I spent 4 days in Bangkok getting around to most of the tourist spots. I met up with an American broad called Lisa, and she said something very relevant: Getting around in Bangkok does not feel like a vacation. She was dead right, so i caught a plane to Phuket and spent 2 and a half days at Patong Beach. Still very touristy, but far more relaxing, cheaper, and easy-going than Bangkok. It was the Thai experience I was looking for. Unfortunately I probably spent a day or 2 too many in Bangkok, but so it goes. Nevertheless, the contrast to Tokyo was profound and precisely what I was hoping for.

Anyways, off to Espanol tonight. Hopefully the Australian dollar will continue it's upward trend.

dignified refinedness‏



originally posted: Thursday, 12 March 2009

Hi all, The trip so far has been good. Japan, of couse is an amazing country with very interesting people. The places are amazing - contrastingly ancient and progressive - and the people have a certain sense of dignified refinedness that demonstrates their strength of will and ethic.

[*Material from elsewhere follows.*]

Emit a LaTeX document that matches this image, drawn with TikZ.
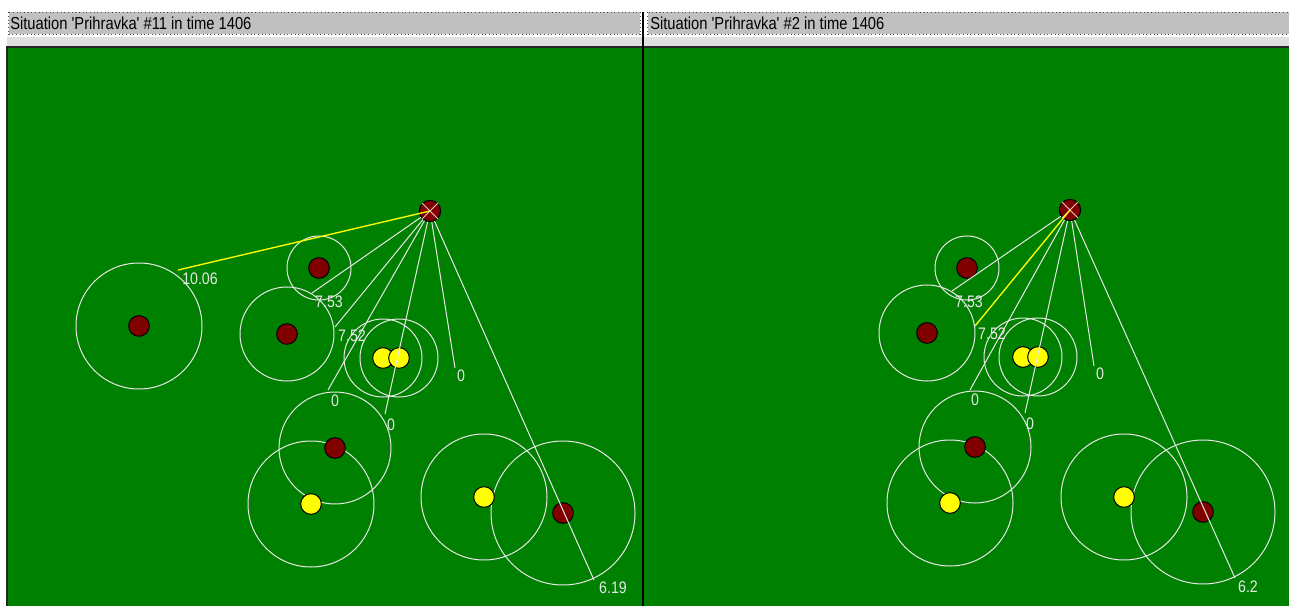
\documentclass[tikz,border=0pt]{standalone}
\usepackage{fontspec}
\newfontfamily\guifont[FakeStretch=0.85,Ligatures=TeXOff]{Liberation Sans}
\definecolor{pitch}{RGB}{0,128,0}
\definecolor{maroon}{RGB}{128,0,0}
\definecolor{chalk}{RGB}{232,232,232}
\definecolor{ballyellow}{RGB}{255,255,0}
\definecolor{barfill}{RGB}{192,192,192}
\definecolor{bandfill}{RGB}{224,224,224}
\definecolor{crossmark}{RGB}{235,200,200}
\begin{document}
\begin{tikzpicture}[x=0.75pt,y=0.75pt,yscale=-1,
  redman/.style={circle, draw=black, line width=0.75pt, fill=maroon, minimum size=15.5pt, inner sep=0pt},
  yellowman/.style={circle, draw=black, line width=0.75pt, fill=ballyellow, minimum size=15.5pt, inner sep=0pt},
  kicker/.style={redman, minimum size=16pt},
  ring/.style={draw=chalk, line width=0.75pt},
  ray/.style={draw=chalk, line width=0.75pt},
  pass/.style={draw=ballyellow, line width=1pt},
  val/.style={text=chalk, font=\guifont\fontsize{12.5}{12.5}\selectfont, inner sep=0pt},
  titlebar/.style={draw=black!70, dotted, fill=barfill, line width=0.75pt},
  titletext/.style={font=\guifont\fontsize{13}{13}\selectfont, anchor=west, inner sep=0pt}]
\useasboundingbox (0,0) rectangle (1289,606);
\fill[white] (0,0) rectangle (1289,606);
\fill[bandfill] (7,37) rectangle (1289,46);
\fill[black!85] (6,46) rectangle (1289,48);
\fill[pitch] (8,48) rectangle (1289,606);
\fill[black!85] (6,46) rectangle (8,606);
\draw[titlebar] (8.5,12.5) rectangle (640,34.5);
\draw[titlebar] (647.5,12.5) rectangle (1292,34.5);
\fill[black] (642,12) rectangle (644,606);
\node[titletext] (t1) at (10,23) {Situation 'Prihravka' \#11 in time 1406};
\node[titletext] (t2) at (650,23) {Situation 'Prihravka' \#2 in time 1406};

\coordinate (a1) at (139,326);
\coordinate (a2) at (319,268);
\coordinate (a3) at (287,334);
\coordinate (a4) at (383,358);
\coordinate (a5) at (399,358);
\coordinate (a6) at (335,448);
\coordinate (a7) at (311,504);
\coordinate (a8) at (484,497);
\coordinate (a9) at (563,513);
\draw[ring] (a1) circle [radius=63];
\draw[ring] (a2) circle [radius=32];
\draw[ring] (a3) circle [radius=47];
\draw[ring] (a4) circle [radius=39];
\draw[ring] (a5) circle [radius=39];
\draw[ring] (a6) circle [radius=56];
\draw[ring] (a7) circle [radius=63];
\draw[ring] (a8) circle [radius=63];
\draw[ring] (a9) circle [radius=72];
\node[redman] (pa1) at (a1) {};
\node[redman] (pa2) at (a2) {};
\node[redman] (pa3) at (a3) {};
\node[yellowman] (pa4) at (a4) {};
\node[yellowman] (pa5) at (a5) {};
\node[redman] (pa6) at (a6) {};
\node[yellowman] (pa7) at (a7) {};
\node[yellowman] (pa8) at (a8) {};
\node[redman] (pa9) at (a9) {};
\node[kicker] (ka) at (430,211) {};
\coordinate (ea1) at (178,270);
\coordinate (ea2) at (312,293);
\coordinate (ea3) at (335,327);
\coordinate (ea4) at (328,390);
\coordinate (ea5) at (385,414);
\coordinate (ea6) at (455,368);
\coordinate (ea7) at (594,580);
\draw[ray] (ka) -- (ea2);
\draw[ray] (ka) -- (ea3);
\draw[ray] (ka) -- (ea4);
\draw[ray] (ka) -- (ea5);
\draw[ray] (ka) -- (ea6);
\draw[ray] (ka) -- (ea7);
\draw[crossmark, line width=0.75pt] (ka.45) -- (ka.225) (ka.135) -- (ka.315);
\draw[pass] (ka.center) -- (ea1);
\node[val] (va1) at (200,279) {10.06};
\node[val] (va2) at (329,302) {7.53};
\node[val] (va3) at (352,336) {7.52};
\node[val] (va4) at (335,401) {0};
\node[val] (va5) at (391,425) {0};
\node[val] (va6) at (461,376) {0};
\node[val] (va7) at (613,588) {6.19};

\coordinate (b2) at (967,268);
\coordinate (b3) at (927,333);
\coordinate (b4) at (1023,357);
\coordinate (b5) at (1038,357);
\coordinate (b6) at (975,447);
\coordinate (b7) at (950,503);
\coordinate (b8) at (1124,497);
\coordinate (b9) at (1203,512);
\draw[ring] (b2) circle [radius=32];
\draw[ring] (b3) circle [radius=48];
\draw[ring] (b4) circle [radius=39];
\draw[ring] (b5) circle [radius=39];
\draw[ring] (b6) circle [radius=56];
\draw[ring] (b7) circle [radius=63];
\draw[ring] (b8) circle [radius=63];
\draw[ring] (b9) circle [radius=72];
\node[redman] (pb2) at (b2) {};
\node[redman] (pb3) at (b3) {};
\node[yellowman] (pb4) at (b4) {};
\node[yellowman] (pb5) at (b5) {};
\node[redman] (pb6) at (b6) {};
\node[yellowman] (pb7) at (b7) {};
\node[yellowman] (pb8) at (b8) {};
\node[redman] (pb9) at (b9) {};
\node[kicker] (kb) at (1070,210) {};
\coordinate (eb2) at (952,291);
\coordinate (eb3) at (975,326);
\coordinate (eb4) at (970,390);
\coordinate (eb5) at (1025,413);
\coordinate (eb6) at (1094,366);
\coordinate (eb7) at (1235,578);
\draw[ray] (kb) -- (eb2);
\draw[ray] (kb) -- (eb4);
\draw[ray] (kb) -- (eb5);
\draw[ray] (kb) -- (eb6);
\draw[ray] (kb) -- (eb7);
\draw[crossmark, line width=0.75pt] (kb.45) -- (kb.225) (kb.135) -- (kb.315);
\draw[pass] (kb.center) -- (eb3);
\node[val] (vb2) at (969,302) {7.53};
\node[val] (vb3) at (992,334) {7.52};
\node[val] (vb4) at (975,400) {0};
\node[val] (vb5) at (1030,424) {0};
\node[val] (vb6) at (1100,374) {0};
\node[val] (vb7) at (1248,587) {6.2};
\end{tikzpicture}
\end{document}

The highlights would have been the Fish Market, Asaksa temples, the architecture in Haraguru, and the lights of Shinjuku and Shibuya. The only lowlight would have been not getting to see the Imperial Palace - it was closed the first day I went and then the second day I found out you need to apply for a pass, and that the day i had gone all the allocated passes for that day had been given out.

Nonetheless, good times had. Great food, good beers, and good, if somewhat disjointed, conversation. The people I met were so knowledgeable and curious, but I found their heightened sense of self conciousness meant that they rarely appraoched me to strike up a conversation; it nearly always had to be the other way around.

The scale of the place is mind-blowing. 4-10 storied buildings from central tokyo all the way to Narita airport - a 50 minute express trainride away. Obviously some mammoth buildings in the major hubs as well. But you get to experience things like Shinjuku train station - the busiest in the world. The Tokyo fish market does something like 1 billion yen trade a day.

Anyways, the trip to Thailand was fine and now finding the way around Bangkok. Polls apart from Tokyo obviously.